AI giant Anthropic has recently announced a new feature for its latest and largest model, allowing the AI to proactively end conversations in "extremely rare, ongoing harmful or abusive user interactions." Notably, Anthropic explicitly stated that this move is not aimed at protecting human users, but rather at protecting the AI model itself.
To clarify, Anthropic does not claim that its Claude AI model has consciousness or would be harmed during conversations with users. The company clearly stated that "the potential moral status of Claude and other large language models now or in the future remains highly uncertain."

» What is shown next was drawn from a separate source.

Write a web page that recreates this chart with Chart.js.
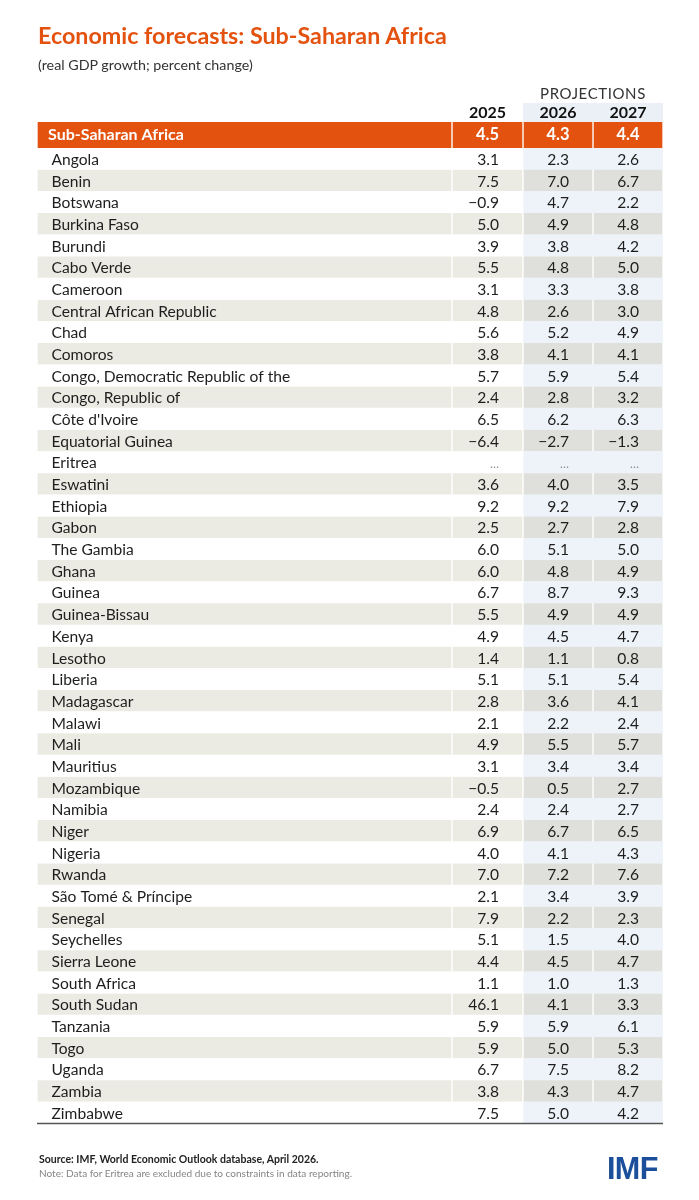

However, this statement points to a recent research project created by Anthropic, focused on what is called "model well-being." The company essentially takes a precautionary approach, "committed to identifying and implementing low-cost interventions to mitigate model well-being risks, just in case such well-being actually exists."
This latest change is currently limited to Claude Opus 4 and 4.1 versions. At the same time, the feature will only trigger in "extreme edge cases," such as "requests involving sexual content with minors or attempts to obtain information that could be used to carry out mass violence or terrorism."
Although such requests may bring legal or public relations issues for Anthropic itself (as shown by recent reports about ChatGPT potentially reinforcing or exacerbating users' delusional thinking), the company said that in pre-deployment testing, Claude Opus 4 showed a "strong reluctance" to respond to these requests and exhibited "clear signs of distress" when forced to respond.
Regarding these new conversation termination features, Anthropic said: "In all cases, Claude can only use its conversation termination ability as a last resort, that is, when multiple redirection attempts have failed and there is no longer any hope of effective interaction, or when the user explicitly asks Claude to end the conversation."
Anthropic also emphasized that Claude is "instructed not to use this feature when there is an urgent risk that the user may harm themselves or others."
When Claude does end a conversation, Anthropic said users can still start a new conversation from the same account and create a new branch of the conversation by editing the response.